LaMusicaIts language and rhythms belong more to the French New Wave than a stage, yet La Musica has some inspired instances. Within it, we get to know a couple about to complete their divorce proceedings, the man being played by Sam Troughton and the woman by Emily Barclay. We learn of seduction, attempted murder and affairs with younger lovers in Barbara Bray’s script translated from Marguerite Duras’ original.

It is a boring play and this is because its characters are intensely unlikeable. Clearly, the dialogue is at least 50 years old in its sensibilities; just like in those stodgy pictures that give art films a bad name, the ex-lovers are so weirdly self-conscious and referential that is impossible to sympathise with them. Obviously, heightened awareness in dialogue can be done perfectly well (after all, why does Hamlet endure so well as a character?) but the frame in which the play finds itself is all wrong. Due to the fact that it is only two people talking with a determinedly minimalist set (I will come to this later) we expect something much rawer than what we get. Nothing feels spontaneous with these two, and unfortunately Troughton and Barclay have both been dealt an impossible hand to play with any real authenticity here. Even if the reveals and the double-crossings have any impact, there is no getting past the overblown language and the inhuman omniscience that the divorcees have.

There is a potent feeling that the script would be salvageable if it were filmed with a cinematography that corresponds to the egocentric language. Despite having gone to the play uninformed of its history and the script being a translation, it appeared at the time to be more like New Wave Cinema rather than something destined for stage—in fact, it was originally a 1966 film that is now too obscure to find on the internet. I strongly sense that director Jeff James was conscious of this when he decided for the play’s first half to have the two actors with their back to audience and their faces filmed and projected onto two large screens; however, the dual screen set-up is not so much a dutiful nod as an implicit lack of confidence. It seems as though James chooses to put the actors at a distance to the audience—on two levels, since we fail to see their faces and, despite its live nature, are forced to view them through a medium that is not our totally eyesight—as he fears the audience will not believe the characters if they are presented to us in a more naked sense without the technological feat of film.
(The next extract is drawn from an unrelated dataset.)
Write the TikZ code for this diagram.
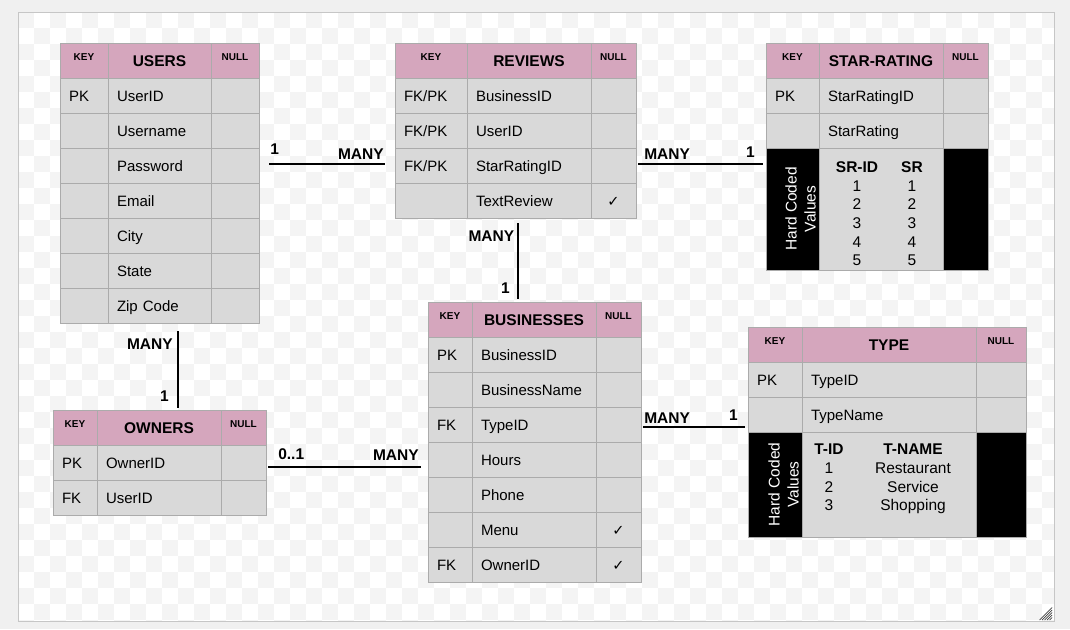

Despite the conceptual weakness of the first half’s projections, the staging choice for the second half of the play is theatrically agitative and I mean that in a positive sense: since it is a promenade piece, when the audience is told to move their chairs into an in-the-round space there is something wonderfully irregular about how it all forms. While the audience is shown spaces marked on the floor to know where their chairs should be placed, they do not follow this instruction entirely correctly: this is is because the two actors are also seated on chairs within the audience, and so the seating forms around them in a strangely natural way, like iron filings around a magnet. Whoever is brave enough to seat themselves in the front row receives a serious intimacy with the characters in a nice contrast to their alienating place on the screens minutes earlier. The fear with in-the-round is that it feels contrived and ultimately unnecessary, but it is not so here precisely because the individual audience member determines their proxemic engagement with the piece. In addition, since the actors are wont to sit down with the audience there is a tendency for them to break a line of sight with a certain section of people, but this a strength since it forces them to observe the non-speaking actor whose reactions, in a piece like this, are often more significant than those of their counterpart.

Regarding the more technical aspects of the production, La Musica forms part of the Young Vic’s Classics for a New Climate series which aims to reduce the carbon footprint of shows (among other factors). Recycling the pieces of old sets works well in this production La Musica prides itself on its Brechtian influence and desires to keep audience distraction to a minimum. However, it does seem as though this show is a rather easy production for this project and it will be of interest to see how they handle the footprint with a much more demanding production in the future.

It ends on the 17th, so if you are into experiencing some rather singular staging then go along, just do not expect much humanity in the script itself.